The data shows that the Czech Republic has the highest per capita beer consumption. It is notable that except for Namibia, an African Country, the rest of the countries with the highest per capita beer consumption are from Europe.

wiki_data %>% 
  
  arrange(desc(consumptionper_capita_1_litres_per_year)) %>% 
  
  head(10) %>% 
  
  ggplot(mapping = aes(x = fct_reorder(country, consumptionper_capita_1_litres_per_year, max),
                       
                       y = consumptionper_capita_1_litres_per_year)) + 
  
  geom_col(show.legend = FALSE, color = "black") + 
  
  coord_flip() +
  
  labs(x = "Country", 
       
       y = "Beer Consumption, Litres per Year",
       
       caption = "Data Source: Wikipedia",
       
       title = "Per Capita Beer Consumption in the World")

The absolute amounts of alcohol taken could be a function of the country’s population and level of income.
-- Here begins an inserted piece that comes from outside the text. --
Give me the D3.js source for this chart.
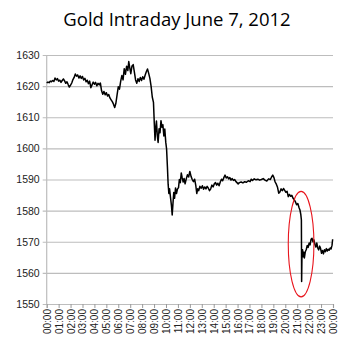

In this case, China and the United States lead in total beer consumption.

wiki_data %>% 
  
  arrange(desc(total_nationalconsumption_a_million_litresper_year)) %>% 
  
  head(10) %>% 
  
  ggplot(mapping = aes(x = fct_reorder(country, total_nationalconsumption_a_million_litresper_year, max), 
                       
                       y = total_nationalconsumption_a_million_litresper_year)) +
  
  geom_col(color = "black", show.legend = FALSE) +
  
  labs(x = "Country", y = "Alcohol Consumed, Millions of Litres",
       
       title = "Alcohol Consumption in the World") + 
  
  coord_flip()

Notably, Germany, Spain and Poland appear in both lists. These three countries present prime markets for beer.